February 4, 2009

Global Market Comments for February 4, 2009
Featured Trades: (FCX), (CAT), ($BDI), ($BVSP), (EWC), (EWZ), (EWA)

1) There is a rare anomaly in the markets now, where mining stocks are trading at huge discounts to the metals they mine. Usually they trade at substantial premiums. This is the result of the credit crisis, as well as a global multiple compression that is punishing good and bad equities alike. Take a look at one of my favorite stocks, Freeport McMoran (FCX), one of the world's largest copper and gold producers, which just announced a record Q4 loss of $14 billion. The stock cratered from $122 to $15 after June, while copper dove from $4.10 to $1.25, and gold dropped from $1,050 to $700. CEO Richard Adkerson says that he is cutting costs by chopping capital spending from a record $2.8 billion in 2008, to $1.3 billion in 2009 and $1 billion in 2010. He is delaying projects in high cost countries like the U.S. That is why Caterpillar (CAT) stock has been getting killed. This and other measures are cutting FCX's break even cost for copper from $1.16/pound to 71 cents. Gold is now being sold for $900/ounce versus an industry break even cost of $500/ounce. While the Phelps Dodge takeover in March, 2007 now looks rich, you couldn't do that deal today because of a lack of financing. So many new projects are now being frozen, that when demand recovers, the next price spike could be worse than the last one. If you aren't buying FCX and CAT right here I am going to lay down on the nearest train tracks until a train runs over me. If you can't buy stocks at these insanely low prices, then you should be in the business.

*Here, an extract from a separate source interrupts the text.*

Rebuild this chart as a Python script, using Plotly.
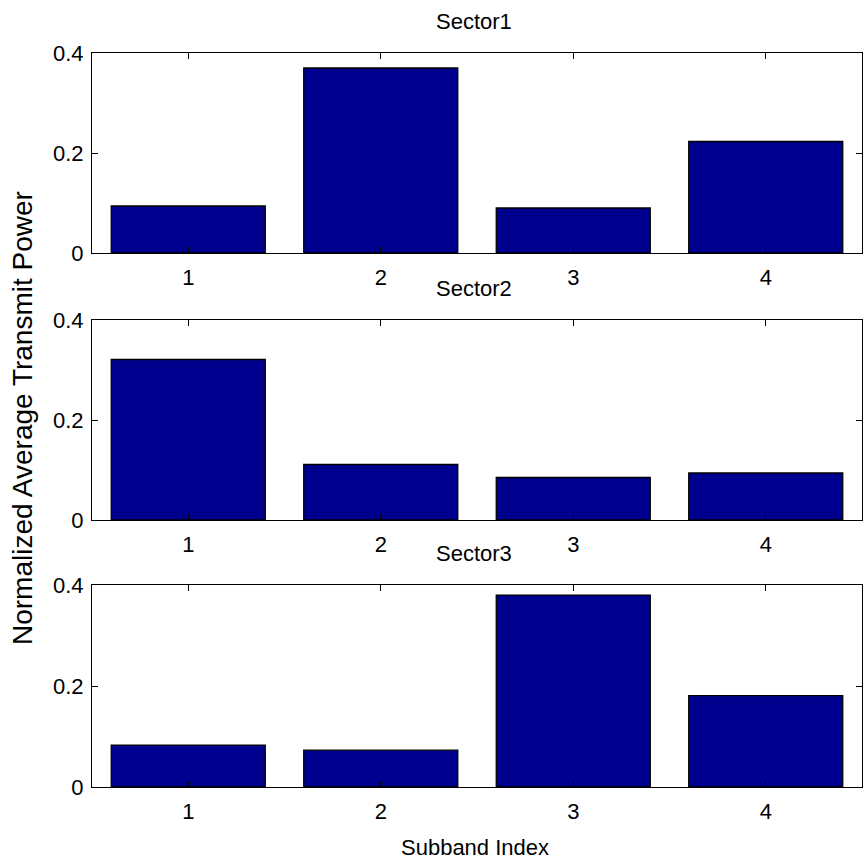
import plotly.graph_objects as go
from plotly.subplots import make_subplots

subbands = [1, 2, 3, 4]
sector1 = [0.094, 0.370, 0.090, 0.223]
sector2 = [0.321, 0.111, 0.085, 0.094]
sector3 = [0.083, 0.073, 0.380, 0.181]
sector_titles = ["Sector1", "Sector2", "Sector3"]
y_ticks = [0, 0.2, 0.4]
y_tick_text = ["0", "0.2", "0.4"]

BAR_COLOR = "#00008F"
FONT = "Liberation Sans, Arial, sans-serif"

W, H = 863, 862
ML, MR, MT, MB = 92, 1, 53, 75
plot_h = H - MT - MB
plot_w = W - ML - MR

# panel extents in pixels from the top of the page
panels_px = [(53, 253), (320, 520), (585, 787)]


def to_dom(top, bottom):
    return [(H - MB - bottom) / plot_h, (H - MB - top) / plot_h]


def px_x(x):
    return (x - ML) / plot_w


def px_y(y):
    return (H - MB - y) / plot_h


fig = make_subplots(rows=3, cols=1)
for i, vals in enumerate([sector1, sector2, sector3], start=1):
    fig.add_trace(
        go.Bar(
            x=subbands, y=vals, width=0.8,
            marker=dict(color=BAR_COLOR, line=dict(color="black", width=1.3)),
            showlegend=False,
        ),
        row=i, col=1,
    )

axis_common = dict(
    showline=True, linecolor="black", linewidth=1.2, mirror="ticks",
    ticks="inside", ticklen=6, tickwidth=1.2, tickcolor="black",
    showgrid=False, zeroline=False,
    tickfont=dict(family=FONT, size=22, color="black"),
)

for i, (top, bottom) in enumerate(panels_px, start=1):
    fig.update_xaxes(
        range=[0.5, 4.5], tickvals=subbands, ticktext=[str(s) for s in subbands],
        ticklabelstandoff=4, row=i, col=1, **axis_common,
    )
    fig.update_yaxes(
        range=[0, 0.4], tickvals=y_ticks, ticktext=y_tick_text,
        ticklabelstandoff=3,
        domain=to_dom(top, bottom), row=i, col=1, **axis_common,
    )
    fig.add_annotation(
        text=sector_titles[i - 1], xref="paper", yref="paper",
        x=px_x(474), y=px_y(top - 32),
        showarrow=False, font=dict(family=FONT, size=22, color="black"),
        xanchor="center", yanchor="middle",
    )

fig.add_annotation(
    text="Normalized Average Transmit Power", xref="paper", yref="paper",
    x=px_x(23), y=px_y(418),
    textangle=-90, showarrow=False,
    font=dict(family=FONT, size=28, color="black"),
    xanchor="center", yanchor="middle",
)
fig.add_annotation(
    text="Subband Index", xref="paper", yref="paper",
    x=px_x(475), y=px_y(847),
    showarrow=False, font=dict(family=FONT, size=22, color="black"),
    xanchor="center", yanchor="middle",
)

fig.update_layout(
    width=W, height=H, margin=dict(l=ML, r=MR, t=MT, b=MB),
    paper_bgcolor="white", plot_bgcolor="white", bargap=0.2,
)

fig.write_html("out.html")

Copper-1.png picture by sbronte

2) Here is another early, nascent sign of global economic recovery. The Baltic Dry Index ($BDI) of international shipping rates was one of the markets worst hit by the seizing up of international trade, vaporizing 95% from 12,000 to only 600. It has since clawed its way back up to 1,200 from the November bottom. It lead the commodity collapse in June by a good month. Could it now be signaling a recovery? At least things are not getting worse, and we may see a period of bottom bouncing before a sustainable up trend develops.

Baltic.png picture by sbronte

3) The online research firm Zillow.com says that the US real estate market has lost $6.1 trillion since the top, including $3.3 trillion last year alone. One in six American homeowners is now underwater on their mortgages, the equivalent of 11 million homes. These unhappy home owners are not trading up, down or sideways anytime soon. Only prices in Fayetteville, NC, Yakima, WA, and Utica-Rome, NY went up. I won't bore you with how much Las Vegas, Phoenix, Miami, and San Francisco have gone down. Expect more frightening tidal waves of foreclosures, which will cap residential real estate for years to come.

4) Take a look at the recent performance of Brazil's Bovespa stock index, which fell 47% since June. It has jumped a healthy 48% since the November low and gives credence to my theory that when global stock markets recover, emerging markets will rise twice as fast as developed ones. The best recovery the Dow could mount was 30%, and that is looking wobbly. There is really only one global stock market now moving in the same direction. Only volatility varies country to country, and when conditions improve you want to own the most volatile one. Look at the ETF for Brazil (EWZ). Also on your shopping list should be the ETF's of other young natural resource exporting countries like Canada (EWC), Australia (EWA). You might go long term currency and bond markets too.

Brazil.png picture by sbronte


'You are never are as good as they say you are at the top, nor as bad as they say you are at the bottom,' said Gerry Levin, the former fired CEO of Time Warner, who is now operating a day spa in Santa Monica, California.